Write each line out again exactly as written.

------

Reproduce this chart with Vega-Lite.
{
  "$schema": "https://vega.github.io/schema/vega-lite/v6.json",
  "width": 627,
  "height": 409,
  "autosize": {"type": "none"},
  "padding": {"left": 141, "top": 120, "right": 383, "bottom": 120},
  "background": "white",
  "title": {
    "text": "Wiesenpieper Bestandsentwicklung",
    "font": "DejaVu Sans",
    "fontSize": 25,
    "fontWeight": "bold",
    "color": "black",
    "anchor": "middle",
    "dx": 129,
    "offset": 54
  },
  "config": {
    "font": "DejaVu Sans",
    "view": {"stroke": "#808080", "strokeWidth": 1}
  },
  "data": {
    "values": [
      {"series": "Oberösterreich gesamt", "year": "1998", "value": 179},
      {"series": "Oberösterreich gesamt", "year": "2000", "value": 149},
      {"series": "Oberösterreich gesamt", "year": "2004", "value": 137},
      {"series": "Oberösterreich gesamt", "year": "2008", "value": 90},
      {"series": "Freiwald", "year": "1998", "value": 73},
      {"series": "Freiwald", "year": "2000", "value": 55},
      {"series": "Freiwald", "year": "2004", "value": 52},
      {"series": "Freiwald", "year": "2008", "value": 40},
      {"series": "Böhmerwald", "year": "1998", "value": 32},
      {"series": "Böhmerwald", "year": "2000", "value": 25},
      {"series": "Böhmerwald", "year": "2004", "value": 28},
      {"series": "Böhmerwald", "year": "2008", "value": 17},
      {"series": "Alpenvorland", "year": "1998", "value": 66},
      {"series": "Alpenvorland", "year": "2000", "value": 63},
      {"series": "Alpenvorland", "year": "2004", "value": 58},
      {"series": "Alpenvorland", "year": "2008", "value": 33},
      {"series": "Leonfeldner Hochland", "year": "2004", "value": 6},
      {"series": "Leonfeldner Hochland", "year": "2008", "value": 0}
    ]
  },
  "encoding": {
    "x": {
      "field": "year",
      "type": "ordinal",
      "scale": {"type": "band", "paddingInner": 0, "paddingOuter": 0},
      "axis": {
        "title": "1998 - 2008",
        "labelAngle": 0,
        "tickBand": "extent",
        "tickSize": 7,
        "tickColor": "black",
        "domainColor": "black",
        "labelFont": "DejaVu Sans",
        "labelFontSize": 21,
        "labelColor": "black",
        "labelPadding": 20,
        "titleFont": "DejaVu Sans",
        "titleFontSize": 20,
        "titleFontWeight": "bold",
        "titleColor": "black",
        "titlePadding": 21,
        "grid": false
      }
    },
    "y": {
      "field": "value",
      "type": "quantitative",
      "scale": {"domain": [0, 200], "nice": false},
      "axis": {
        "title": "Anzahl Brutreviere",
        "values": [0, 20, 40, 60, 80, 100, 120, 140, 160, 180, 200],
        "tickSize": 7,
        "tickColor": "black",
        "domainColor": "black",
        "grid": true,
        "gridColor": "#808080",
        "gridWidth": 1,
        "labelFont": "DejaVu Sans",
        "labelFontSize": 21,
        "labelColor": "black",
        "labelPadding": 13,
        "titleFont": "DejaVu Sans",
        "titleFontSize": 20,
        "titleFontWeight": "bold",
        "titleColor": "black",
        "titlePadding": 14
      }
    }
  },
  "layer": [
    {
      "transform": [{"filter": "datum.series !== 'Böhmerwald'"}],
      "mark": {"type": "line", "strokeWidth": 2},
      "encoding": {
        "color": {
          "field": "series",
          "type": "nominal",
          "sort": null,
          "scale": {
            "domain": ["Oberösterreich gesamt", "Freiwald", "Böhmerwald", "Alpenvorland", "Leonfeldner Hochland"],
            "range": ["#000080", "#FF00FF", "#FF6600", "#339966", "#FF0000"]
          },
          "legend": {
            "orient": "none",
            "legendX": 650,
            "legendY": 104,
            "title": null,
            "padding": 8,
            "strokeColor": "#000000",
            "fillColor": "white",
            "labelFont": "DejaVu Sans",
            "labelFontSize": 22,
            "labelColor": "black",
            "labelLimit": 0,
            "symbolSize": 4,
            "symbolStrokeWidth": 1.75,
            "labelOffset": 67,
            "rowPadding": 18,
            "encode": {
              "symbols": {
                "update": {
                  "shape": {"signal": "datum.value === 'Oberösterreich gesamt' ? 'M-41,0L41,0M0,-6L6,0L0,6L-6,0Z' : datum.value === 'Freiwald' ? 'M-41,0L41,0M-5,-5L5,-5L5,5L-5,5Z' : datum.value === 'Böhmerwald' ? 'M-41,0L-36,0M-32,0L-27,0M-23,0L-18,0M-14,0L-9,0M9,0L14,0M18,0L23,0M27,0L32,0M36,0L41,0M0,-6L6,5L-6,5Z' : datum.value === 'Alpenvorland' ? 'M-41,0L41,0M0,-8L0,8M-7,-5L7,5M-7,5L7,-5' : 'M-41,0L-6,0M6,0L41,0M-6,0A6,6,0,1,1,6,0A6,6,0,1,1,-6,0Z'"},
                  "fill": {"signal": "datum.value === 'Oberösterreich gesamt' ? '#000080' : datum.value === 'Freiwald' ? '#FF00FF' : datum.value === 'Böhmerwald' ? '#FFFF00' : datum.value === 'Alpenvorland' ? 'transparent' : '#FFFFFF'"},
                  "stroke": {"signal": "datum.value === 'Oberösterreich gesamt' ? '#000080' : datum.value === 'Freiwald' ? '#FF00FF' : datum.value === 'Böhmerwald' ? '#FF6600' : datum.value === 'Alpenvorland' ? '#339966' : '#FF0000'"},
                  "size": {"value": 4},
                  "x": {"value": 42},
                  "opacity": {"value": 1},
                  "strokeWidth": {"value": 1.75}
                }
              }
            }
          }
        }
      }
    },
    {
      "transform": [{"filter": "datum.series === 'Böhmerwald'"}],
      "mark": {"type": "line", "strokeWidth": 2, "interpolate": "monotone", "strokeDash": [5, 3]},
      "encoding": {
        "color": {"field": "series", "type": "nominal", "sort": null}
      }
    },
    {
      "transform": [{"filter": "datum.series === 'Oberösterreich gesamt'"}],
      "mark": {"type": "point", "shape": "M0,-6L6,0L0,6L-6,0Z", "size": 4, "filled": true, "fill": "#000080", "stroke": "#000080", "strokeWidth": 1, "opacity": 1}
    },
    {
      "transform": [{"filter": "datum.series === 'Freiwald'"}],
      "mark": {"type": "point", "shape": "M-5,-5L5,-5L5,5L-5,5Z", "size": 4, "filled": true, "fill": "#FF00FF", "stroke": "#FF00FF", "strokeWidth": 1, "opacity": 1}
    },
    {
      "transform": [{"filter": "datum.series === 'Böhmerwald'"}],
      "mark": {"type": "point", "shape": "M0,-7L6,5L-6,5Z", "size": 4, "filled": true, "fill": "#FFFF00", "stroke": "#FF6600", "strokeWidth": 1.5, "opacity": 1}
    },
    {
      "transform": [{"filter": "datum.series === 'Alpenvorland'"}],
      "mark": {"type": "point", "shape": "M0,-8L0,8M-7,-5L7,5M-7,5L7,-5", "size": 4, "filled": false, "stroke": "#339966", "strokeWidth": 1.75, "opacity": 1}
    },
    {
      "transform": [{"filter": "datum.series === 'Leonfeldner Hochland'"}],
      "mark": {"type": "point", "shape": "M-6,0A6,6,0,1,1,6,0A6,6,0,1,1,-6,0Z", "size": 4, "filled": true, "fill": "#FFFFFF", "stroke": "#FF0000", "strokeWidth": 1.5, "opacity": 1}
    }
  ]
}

------

## Expected output
Reproduce this chart with Vega-Lite.
{
  "$schema": "https://vega.github.io/schema/vega-lite/v6.json",
  "width": 627,
  "height": 409,
  "autosize": {"type": "none"},
  "padding": {"left": 141, "top": 120, "right": 383, "bottom": 120},
  "background": "white",
  "title": {
    "text": "Wiesenpieper Bestandsentwicklung",
    "font": "DejaVu Sans",
    "fontSize": 25,
    "fontWeight": "bold",
    "color": "black",
    "anchor": "middle",
    "dx": 129,
    "offset": 54
  },
  "config": {
    "font": "DejaVu Sans",
    "view": {"stroke": "#808080", "strokeWidth": 1}
  },
  "data": {
    "values": [
      {"series": "Oberösterreich gesamt", "year": "1998", "value": 179},
      {"series": "Oberösterreich gesamt", "year": "2000", "value": 149},
      {"series": "Oberösterreich gesamt", "year": "2004", "value": 137},
      {"series": "Oberösterreich gesamt", "year": "2008", "value": 90},
      {"series": "Freiwald", "year": "1998", "value": 73},
      {"series": "Freiwald", "year": "2000", "value": 55},
      {"series": "Freiwald", "year": "2004", "value": 52},
      {"series": "Freiwald", "year": "2008", "value": 40},
      {"series": "Böhmerwald", "year": "1998", "value": 32},
      {"series": "Böhmerwald", "year": "2000", "value": 25},
      {"series": "Böhmerwald", "year": "2004", "value": 28},
      {"series": "Böhmerwald", "year": "2008", "value": 17},
      {"series": "Alpenvorland", "year": "1998", "value": 66},
      {"series": "Alpenvorland", "year": "2000", "value": 63},
      {"series": "Alpenvorland", "year": "2004", "value": 58},
      {"series": "Alpenvorland", "year": "2008", "value": 33},
      {"series": "Leonfeldner Hochland", "year": "2004", "value": 6},
      {"series": "Leonfeldner Hochland", "year": "2008", "value": 0}
    ]
  },
  "encoding": {
    "x": {
      "field": "year",
      "type": "ordinal",
      "scale": {"type": "band", "paddingInner": 0, "paddingOuter": 0},
      "axis": {
        "title": "1998 - 2008",
        "labelAngle": 0,
        "tickBand": "extent",
        "tickSize": 7,
        "tickColor": "black",
        "domainColor": "black",
        "labelFont": "DejaVu Sans",
        "labelFontSize": 21,
        "labelColor": "black",
        "labelPadding": 20,
        "titleFont": "DejaVu Sans",
        "titleFontSize": 20,
        "titleFontWeight": "bold",
        "titleColor": "black",
        "titlePadding": 21,
        "grid": false
      }
    },
    "y": {
      "field": "value",
      "type": "quantitative",
      "scale": {"domain": [0, 200], "nice": false},
      "axis": {
        "title": "Anzahl Brutreviere",
        "values": [0, 20, 40, 60, 80, 100, 120, 140, 160, 180, 200],
        "tickSize": 7,
        "tickColor": "black",
        "domainColor": "black",
        "grid": true,
        "gridColor": "#808080",
        "gridWidth": 1,
        "labelFont": "DejaVu Sans",
        "labelFontSize": 21,
        "labelColor": "black",
        "labelPadding": 13,
        "titleFont": "DejaVu Sans",
        "titleFontSize": 20,
        "titleFontWeight": "bold",
        "titleColor": "black",
        "titlePadding": 14
      }
    }
  },
  "layer": [
    {
      "transform": [{"filter": "datum.series !== 'Böhmerwald'"}],
      "mark": {"type": "line", "strokeWidth": 2},
      "encoding": {
        "color": {
          "field": "series",
          "type": "nominal",
          "sort": null,
          "scale": {
            "domain": ["Oberösterreich gesamt", "Freiwald", "Böhmerwald", "Alpenvorland", "Leonfeldner Hochland"],
            "range": ["#000080", "#FF00FF", "#FF6600", "#339966", "#FF0000"]
          },
          "legend": {
            "orient": "none",
            "legendX": 650,
            "legendY": 104,
            "title": null,
            "padding": 8,
            "strokeColor": "#000000",
            "fillColor": "white",
            "labelFont": "DejaVu Sans",
            "labelFontSize": 22,
            "labelColor": "black",
            "labelLimit": 0,
            "symbolSize": 4,
            "symbolStrokeWidth": 1.75,
            "labelOffset": 67,
            "rowPadding": 18,
            "encode": {
              "symbols": {
                "update": {
                  "shape": {"signal": "datum.value === 'Oberösterreich gesamt' ? 'M-41,0L41,0M0,-6L6,0L0,6L-6,0Z' : datum.value === 'Freiwald' ? 'M-41,0L41,0M-5,-5L5,-5L5,5L-5,5Z' : datum.value === 'Böhmerwald' ? 'M-41,0L-36,0M-32,0L-27,0M-23,0L-18,0M-14,0L-9,0M9,0L14,0M18,0L23,0M27,0L32,0M36,0L41,0M0,-6L6,5L-6,5Z' : datum.value === 'Alpenvorland' ? 'M-41,0L41,0M0,-8L0,8M-7,-5L7,5M-7,5L7,-5' : 'M-41,0L-6,0M6,0L41,0M-6,0A6,6,0,1,1,6,0A6,6,0,1,1,-6,0Z'"},
                  "fill": {"signal": "datum.value === 'Oberösterreich gesamt' ? '#000080' : datum.value === 'Freiwald' ? '#FF00FF' : datum.value === 'Böhmerwald' ? '#FFFF00' : datum.value === 'Alpenvorland' ? 'transparent' : '#FFFFFF'"},
                  "stroke": {"signal": "datum.value === 'Oberösterreich gesamt' ? '#000080' : datum.value === 'Freiwald' ? '#FF00FF' : datum.value === 'Böhmerwald' ? '#FF6600' : datum.value === 'Alpenvorland' ? '#339966' : '#FF0000'"},
                  "size": {"value": 4},
                  "x": {"value": 42},
                  "opacity": {"value": 1},
                  "strokeWidth": {"value": 1.75}
                }
              }
            }
          }
        }
      }
    },
    {
      "transform": [{"filter": "datum.series === 'Böhmerwald'"}],
      "mark": {"type": "line", "strokeWidth": 2, "interpolate": "monotone", "strokeDash": [5, 3]},
      "encoding": {
        "color": {"field": "series", "type": "nominal", "sort": null}
      }
    },
    {
      "transform": [{"filter": "datum.series === 'Oberösterreich gesamt'"}],
      "mark": {"type": "point", "shape": "M0,-6L6,0L0,6L-6,0Z", "size": 4, "filled": true, "fill": "#000080", "stroke": "#000080", "strokeWidth": 1, "opacity": 1}
    },
    {
      "transform": [{"filter": "datum.series === 'Freiwald'"}],
      "mark": {"type": "point", "shape": "M-5,-5L5,-5L5,5L-5,5Z", "size": 4, "filled": true, "fill": "#FF00FF", "stroke": "#FF00FF", "strokeWidth": 1, "opacity": 1}
    },
    {
      "transform": [{"filter": "datum.series === 'Böhmerwald'"}],
      "mark": {"type": "point", "shape": "M0,-7L6,5L-6,5Z", "size": 4, "filled": true, "fill": "#FFFF00", "stroke": "#FF6600", "strokeWidth": 1.5, "opacity": 1}
    },
    {
      "transform": [{"filter": "datum.series === 'Alpenvorland'"}],
      "mark": {"type": "point", "shape": "M0,-8L0,8M-7,-5L7,5M-7,5L7,-5", "size": 4, "filled": false, "stroke": "#339966", "strokeWidth": 1.75, "opacity": 1}
    },
    {
      "transform": [{"filter": "datum.series === 'Leonfeldner Hochland'"}],
      "mark": {"type": "point", "shape": "M-6,0A6,6,0,1,1,6,0A6,6,0,1,1,-6,0Z", "size": 4, "filled": true, "fill": "#FFFFFF", "stroke": "#FF0000", "strokeWidth": 1.5, "opacity": 1}
    }
  ]
}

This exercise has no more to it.